Your task:
Copy every line from the material below that holds "React".

Dataset entries:

————————

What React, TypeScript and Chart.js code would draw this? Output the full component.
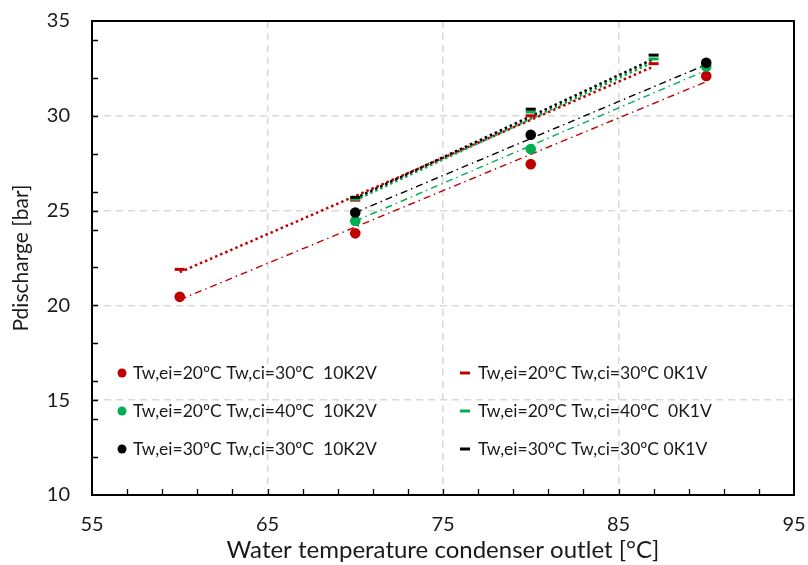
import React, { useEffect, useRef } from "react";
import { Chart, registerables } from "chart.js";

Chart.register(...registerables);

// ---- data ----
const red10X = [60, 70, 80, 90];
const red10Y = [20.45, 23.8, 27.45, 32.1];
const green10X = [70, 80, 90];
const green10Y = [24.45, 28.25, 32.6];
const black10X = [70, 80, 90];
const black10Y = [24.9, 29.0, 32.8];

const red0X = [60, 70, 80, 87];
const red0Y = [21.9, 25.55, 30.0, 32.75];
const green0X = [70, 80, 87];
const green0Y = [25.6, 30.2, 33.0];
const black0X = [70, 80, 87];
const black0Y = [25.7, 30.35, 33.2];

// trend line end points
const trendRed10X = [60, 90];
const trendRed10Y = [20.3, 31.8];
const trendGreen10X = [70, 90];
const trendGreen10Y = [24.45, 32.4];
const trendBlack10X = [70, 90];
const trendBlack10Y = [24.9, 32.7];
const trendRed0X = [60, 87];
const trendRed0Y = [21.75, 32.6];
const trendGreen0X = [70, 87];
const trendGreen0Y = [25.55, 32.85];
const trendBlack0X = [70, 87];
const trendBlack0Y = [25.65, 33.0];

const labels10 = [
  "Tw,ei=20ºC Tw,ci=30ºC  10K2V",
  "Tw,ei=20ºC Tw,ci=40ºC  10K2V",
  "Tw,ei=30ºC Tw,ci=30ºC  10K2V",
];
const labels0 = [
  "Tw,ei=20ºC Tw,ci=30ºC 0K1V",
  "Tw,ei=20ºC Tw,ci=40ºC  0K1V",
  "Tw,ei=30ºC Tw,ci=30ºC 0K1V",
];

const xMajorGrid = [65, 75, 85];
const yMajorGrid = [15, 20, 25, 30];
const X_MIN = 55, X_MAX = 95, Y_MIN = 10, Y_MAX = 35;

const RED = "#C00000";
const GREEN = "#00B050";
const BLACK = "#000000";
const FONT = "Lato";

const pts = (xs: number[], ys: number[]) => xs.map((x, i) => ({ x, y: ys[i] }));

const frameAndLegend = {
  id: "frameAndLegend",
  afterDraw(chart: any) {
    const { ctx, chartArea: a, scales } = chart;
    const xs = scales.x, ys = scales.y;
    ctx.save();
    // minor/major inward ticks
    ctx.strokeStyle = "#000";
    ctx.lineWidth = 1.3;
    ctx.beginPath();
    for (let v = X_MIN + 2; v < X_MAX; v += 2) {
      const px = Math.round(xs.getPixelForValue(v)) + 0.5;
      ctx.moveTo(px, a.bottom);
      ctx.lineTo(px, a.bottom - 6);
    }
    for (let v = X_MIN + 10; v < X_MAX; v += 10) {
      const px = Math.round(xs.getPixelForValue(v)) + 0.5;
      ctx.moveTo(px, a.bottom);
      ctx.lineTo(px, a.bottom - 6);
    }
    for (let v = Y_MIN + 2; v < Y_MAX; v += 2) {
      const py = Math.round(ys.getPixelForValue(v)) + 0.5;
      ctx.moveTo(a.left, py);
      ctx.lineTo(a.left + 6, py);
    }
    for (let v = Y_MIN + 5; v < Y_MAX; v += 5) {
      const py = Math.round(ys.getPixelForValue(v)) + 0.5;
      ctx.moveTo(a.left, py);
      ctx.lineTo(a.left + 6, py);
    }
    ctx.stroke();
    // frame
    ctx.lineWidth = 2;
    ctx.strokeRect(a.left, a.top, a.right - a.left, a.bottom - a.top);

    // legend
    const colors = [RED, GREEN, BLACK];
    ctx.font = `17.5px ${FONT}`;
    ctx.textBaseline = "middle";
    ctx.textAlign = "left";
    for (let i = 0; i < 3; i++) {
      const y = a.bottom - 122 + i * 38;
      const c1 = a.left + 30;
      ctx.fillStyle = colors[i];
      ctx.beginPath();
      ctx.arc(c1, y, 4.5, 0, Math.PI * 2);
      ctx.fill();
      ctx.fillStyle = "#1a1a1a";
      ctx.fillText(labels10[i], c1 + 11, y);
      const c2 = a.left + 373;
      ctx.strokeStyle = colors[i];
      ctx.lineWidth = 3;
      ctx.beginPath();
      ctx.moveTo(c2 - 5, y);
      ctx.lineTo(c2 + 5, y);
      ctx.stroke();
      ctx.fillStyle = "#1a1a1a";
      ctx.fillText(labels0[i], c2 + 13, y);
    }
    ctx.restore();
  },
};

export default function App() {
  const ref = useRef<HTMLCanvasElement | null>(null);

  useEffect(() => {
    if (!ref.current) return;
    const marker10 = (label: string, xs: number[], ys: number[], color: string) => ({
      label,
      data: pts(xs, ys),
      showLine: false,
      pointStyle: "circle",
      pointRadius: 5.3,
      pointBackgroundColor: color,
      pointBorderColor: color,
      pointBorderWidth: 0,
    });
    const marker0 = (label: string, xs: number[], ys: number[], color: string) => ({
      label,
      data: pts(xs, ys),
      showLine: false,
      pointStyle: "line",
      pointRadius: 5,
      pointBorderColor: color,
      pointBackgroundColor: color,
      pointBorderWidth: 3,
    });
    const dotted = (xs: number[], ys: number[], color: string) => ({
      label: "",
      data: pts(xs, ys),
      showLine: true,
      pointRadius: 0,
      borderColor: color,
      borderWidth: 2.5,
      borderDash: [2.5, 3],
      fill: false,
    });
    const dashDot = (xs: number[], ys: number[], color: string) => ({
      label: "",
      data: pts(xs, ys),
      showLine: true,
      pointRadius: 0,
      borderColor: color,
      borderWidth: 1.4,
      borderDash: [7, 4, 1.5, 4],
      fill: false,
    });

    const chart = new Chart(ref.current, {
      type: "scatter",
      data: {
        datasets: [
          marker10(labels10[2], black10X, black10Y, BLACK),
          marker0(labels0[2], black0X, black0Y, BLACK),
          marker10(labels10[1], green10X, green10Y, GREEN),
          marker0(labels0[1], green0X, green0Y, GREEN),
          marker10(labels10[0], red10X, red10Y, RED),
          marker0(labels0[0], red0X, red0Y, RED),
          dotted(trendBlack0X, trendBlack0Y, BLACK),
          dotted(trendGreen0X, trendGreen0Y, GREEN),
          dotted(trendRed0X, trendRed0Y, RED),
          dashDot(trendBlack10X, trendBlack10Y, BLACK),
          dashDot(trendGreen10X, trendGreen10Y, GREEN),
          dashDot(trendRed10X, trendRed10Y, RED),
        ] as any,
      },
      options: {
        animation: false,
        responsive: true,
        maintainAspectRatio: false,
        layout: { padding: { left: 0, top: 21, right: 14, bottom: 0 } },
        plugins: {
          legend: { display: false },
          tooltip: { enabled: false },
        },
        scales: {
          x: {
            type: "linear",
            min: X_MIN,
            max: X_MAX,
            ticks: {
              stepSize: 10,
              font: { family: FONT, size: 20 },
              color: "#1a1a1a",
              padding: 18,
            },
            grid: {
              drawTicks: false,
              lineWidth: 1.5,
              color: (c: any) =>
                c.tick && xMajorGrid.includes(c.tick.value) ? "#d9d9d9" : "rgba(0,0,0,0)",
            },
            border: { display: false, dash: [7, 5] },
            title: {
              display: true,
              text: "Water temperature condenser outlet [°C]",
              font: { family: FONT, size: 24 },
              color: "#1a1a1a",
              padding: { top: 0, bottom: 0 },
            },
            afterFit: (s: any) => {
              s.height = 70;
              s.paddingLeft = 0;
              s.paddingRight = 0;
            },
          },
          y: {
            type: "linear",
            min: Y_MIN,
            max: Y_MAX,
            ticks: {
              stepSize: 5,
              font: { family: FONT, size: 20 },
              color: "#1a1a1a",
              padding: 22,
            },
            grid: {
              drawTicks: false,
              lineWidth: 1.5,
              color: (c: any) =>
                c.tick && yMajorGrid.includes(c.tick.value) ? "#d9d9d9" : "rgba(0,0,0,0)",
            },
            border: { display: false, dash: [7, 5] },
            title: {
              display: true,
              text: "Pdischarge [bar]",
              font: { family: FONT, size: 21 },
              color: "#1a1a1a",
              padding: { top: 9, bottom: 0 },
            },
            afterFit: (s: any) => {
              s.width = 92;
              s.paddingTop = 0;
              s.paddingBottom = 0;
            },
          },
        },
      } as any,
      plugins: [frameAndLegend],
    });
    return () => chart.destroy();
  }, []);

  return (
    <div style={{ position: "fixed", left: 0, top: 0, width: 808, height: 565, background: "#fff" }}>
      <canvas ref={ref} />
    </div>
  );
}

————————

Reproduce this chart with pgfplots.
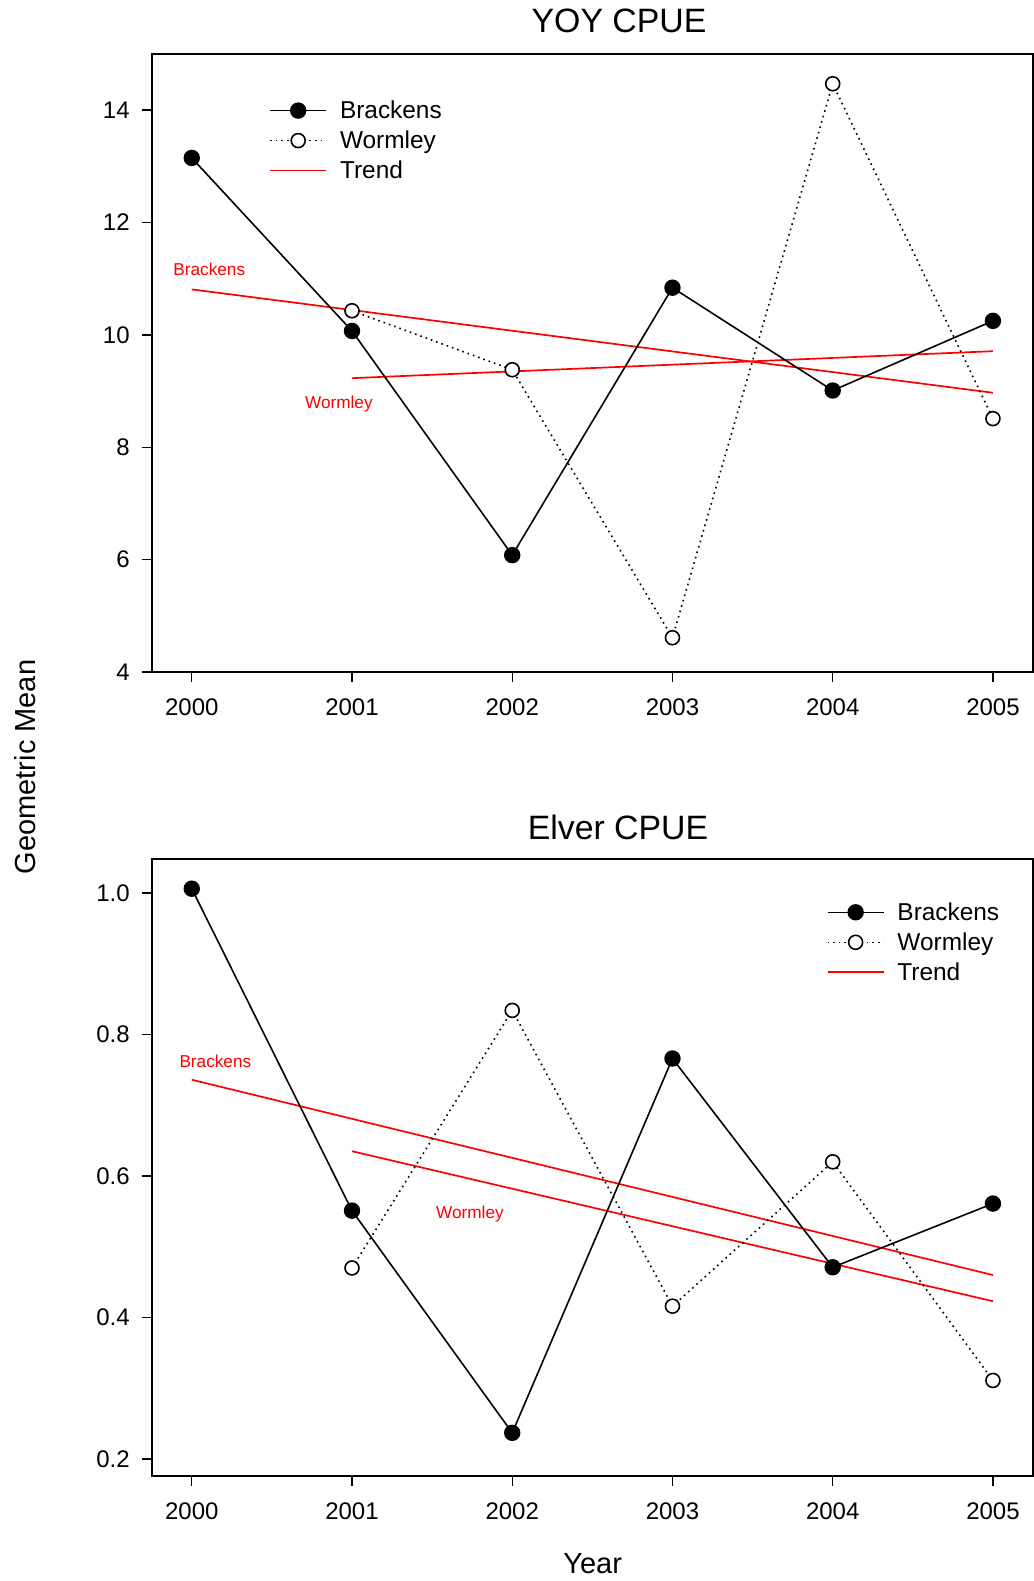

————————

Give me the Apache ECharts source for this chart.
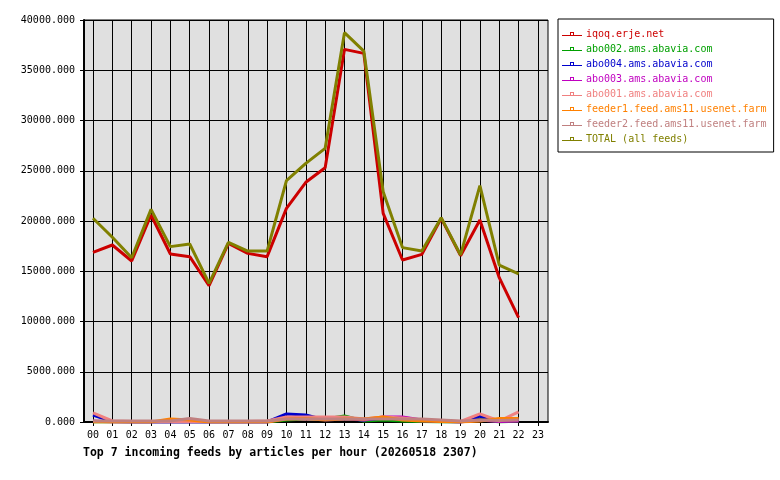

————————

The solution:
What React, TypeScript and Chart.js code would draw this? Output the full component.
import React, { useEffect, useRef } from "react";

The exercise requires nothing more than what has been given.